Introduction: Botch Bread #1: Flatbread/wraps
While people will often cook rice and potatoes, for some reason bread has entered this mystic state where only bakers and factories can make it. However, as recently as the second world war, people were creating their own bread from what they could find.
This is not a fancy bread, it's about as simple as you get. As such, it is unleavened and has at minimum just ... two ingredients.
I would suggest eating this bread while warm, or microwaving it to get it warm. It's pretty miserable with a cold chewy thing. Leavened breads are much nicer cold. I think if you add a little oil they will stay flexible enough to use as wraps the next day, but I haven't tested it. They make a good snack with a little jam or syrup.
This bread is incredibly cheap. one cup of flour is about 20 cents here, and this makes enough flatbreads for a dinner and the next lunch.
- Frying Pan
- Face (for eating it)
Step 1: Make a Stiff Dough
Add flour into a mixing bowl. Add some water, mix. Add more water until it forms a dough. It's far easier to add more water than it is to get sticky dough goop off your hands, so err on the side of caution when adding water.
You can try different flours. Here is pure white flour, but half-half white/brown also works. I imagine you could add anything from oats to (cooked) rice and still end up with a decent dough.
Step 2: You Knead It
First, put some flour down on a work surface, or if your bowl is large enough, put some extra flour in that. Some flour on your hands is also a good idea. This just stops the dough sticking.
Uhh, kneading sounds technical but it's not. Grab it in your hands, form it into a ball, and smush it into the work surface with the heels of your palm. Rotate it and repeat. Repeat until the dough isn't forming strands when it's stretched, or until you get bored.
At this point, if you poke the dough, it will spring back from where your finger was, but still leave a slight dent.
Step 3: Make Golfballs and Roll Them Flat
Divide up your mixture into golfball sized lumps. I find the easiest way to do this is to subdivide: pull your dough in half so you have two lumps. Pull each half inside so that you have four, repeat until it's the right size.
If you have a rolling pin, get it out and cover it in some flour. Re-dust your workspace while you're at it. If you don't have a rolling pin, the side of a glass jar works, or anything round really. If you're really desperate, you can stretch it by hand.
Roll them as thin as possible - aim for about 2-3mm thickness.
Step 4: Fry Them or Cook Them
If you have a non-stick pan you don't need flour or oil. If you don't, add a little flour or a little oil to the surface to stop it sticking too badly.
Put them on the pan until they brown slightly. While they're cooking, cut up some ingredients.
They will likely bubble up slightly. One of mine decided to turn into a pita bread and expand into a pocket. Some people say this only takes one minute. Maybe I'm impatient, but to me it feels closer to five (That or I don't have it hot enough). So see if you can get a few next to each other on the pan.

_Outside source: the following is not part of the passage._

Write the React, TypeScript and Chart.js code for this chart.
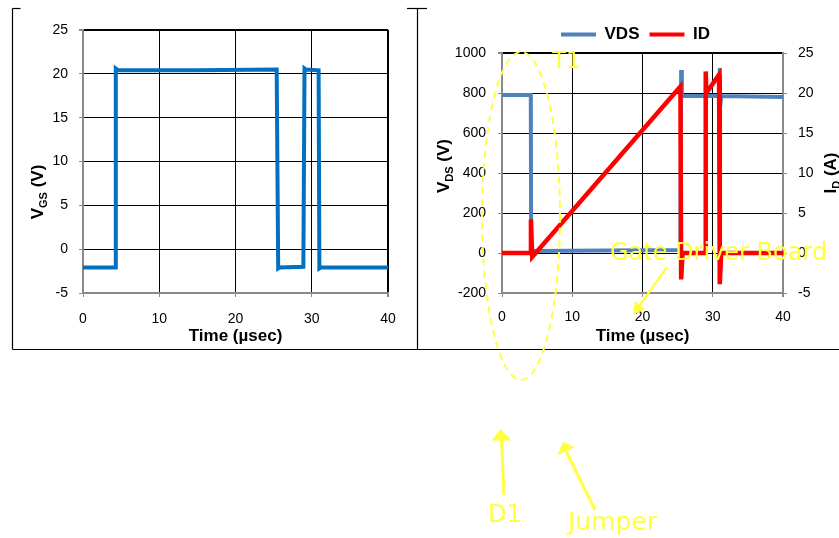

If you tear it, you it should be the same consistency throughout (ie not a doughy bit in the middle). If it's doughy in the middle either roll it thinner or cook at a lower temperature.
If you don't have a frying pan, you could put them in the oven, or probably even the microwave. They won't brown the same though, so I'm not sure how you'll tell when they're done.
Step 5: Add Topping and Eat
Add your toppings and eat. Here i have carrot, cheese and slices of patties. In the other picture I have jam. It doesn't really matter, just put something tasty on it and eat.
This isn't amazing bread, but it is quick, easy and cheap to make.
Eat while warm, or microwave them to heat them up. They're stiff and chewy when cold.
Step 6: Variations and Ideas
- Add different flours
- Add oats (soaked in a little milk for a few minutes?) or cooked rice
- Add a bit of oil to the mix so they brown better and remain pliable longer after cooking
- Mix herbs into the bread
- Sprinkle with rock salt before cooking
What will be botch bread number 2? Well, it's a leavened bread with a wild yeast that you can find just by leaving it sitting around for a few days. Because of this, it's taking me some time to figure out the best way to make it.